The image given is only an embedding of manifolds, and doesn't look like an embedding of differential manifolds, and even less of an embedding of smooth manifolds.
To be an embedding of differential manifolds, you need your map to induce an injective map on tangent vectors. Here, at the end of the infinitely shrinking knot, there is no tangent line to your embedding : on one side you want to send the tangent vector to a horizontal vector, but on the other side, the slope keeps turning in circle as you get closer to the singularity.
However, all is not lost, you can squeeze the chain : instead of using a map of the kind $t \mapsto (tx(\log t), ty(\log t), tz(\log t))$ for some periodic functions $x,y,z$, use $t \mapsto (tx(\log t), t^2x(\log t)y(\log t), t^2x(\log t)z(\log t))$ instead. It is still not differentiable at $t=0$ because $x(\log t)$ isn't convergent, but at least there is a tangent line. I think you may find a differentiable wild knot with enough tinkering.
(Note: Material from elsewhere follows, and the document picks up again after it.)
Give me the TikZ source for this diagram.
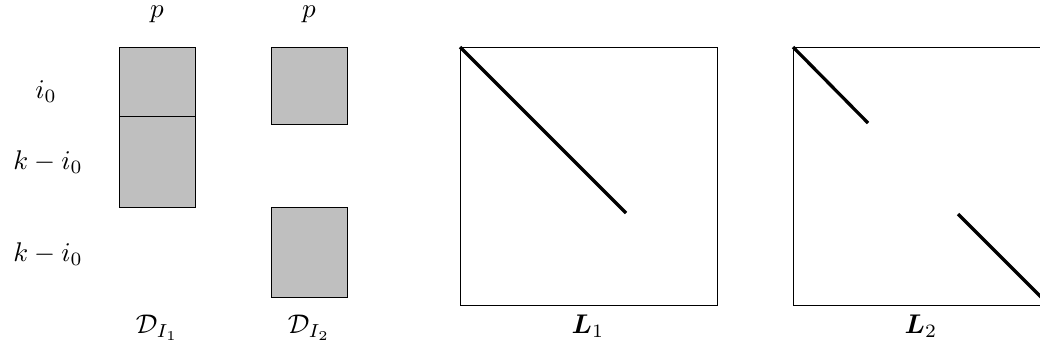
\documentclass[tikz,border=0pt]{standalone}
\usepackage{bm}
\begin{document}
\begin{tikzpicture}[x=0.37pt,y=-0.37pt,
  blk/.style={draw=black,fill=black!25,line width=0.35pt},
  frame/.style={draw=black,line width=0.35pt},
  diag/.style={draw=black,line width=1.2pt},
  lbl/.style={inner sep=0pt}]
\clip (0,0) rectangle (1040,348);
\useasboundingbox (0,0) rectangle (1040,348);
% labels
\node[lbl] (p1) at (157,14) {$p$};
\node[lbl] (p2) at (309,14) {$p$};
\node[lbl] (i0) at (46,92) {$i_0$};
\node[lbl] (ki1) at (48,162) {$k-i_0$};
\node[lbl] (ki2) at (48,254) {$k-i_0$};
\node[lbl] (d1) at (157,328) {$\mathcal{D}_{I_1}$};
\node[lbl] (d2) at (309,328) {$\mathcal{D}_{I_2}$};
\node[lbl] (l1) at (588,326) {$\bm{L}_1$};
\node[lbl] (l2) at (921,326) {$\bm{L}_2$};
% gray blocks
\draw[blk] (119,47) rectangle (195,116);
\draw[blk] (119,116) rectangle (195,207);
\draw[blk] (271,47) rectangle (347,124);
\draw[blk] (271,207) rectangle (347,297);
% L1
\draw[frame] (460,47) rectangle (717,305);
\coordinate (a1) at (460,47);
\coordinate (a2) at (626,213);
\draw[diag] (a1) -- (a2);
% L2
\draw[frame] (793,47) rectangle (1050,305);
\coordinate (b1) at (793,47);
\coordinate (b2) at (868,123);
\coordinate (b3) at (958,214);
\coordinate (b4) at (1050,306);
\draw[diag] (b1) -- (b2);
\draw[diag] (b3) -- (b4);
\end{tikzpicture}
\end{document}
But you can't have a map of $C^1$ manifolds (nor of smooth manifolds) that looks like that. If the map was $C^1$, the tangent line has to vary continuously when you move along the knot, so there has to be a whole neighboorhood around the singularity where all the tangent lines don't differ from the horizontal line by, say, a $\pi/4$ angle. But you can't make any wild knotting with only using tangent lines in that cone. In particular, you can locally thicken your knot by attaching small disks all orthogonal to the original horizontal tangent vector.
Then since the circle is compact, you should be able to get a global thickening from a finite number of those local ones.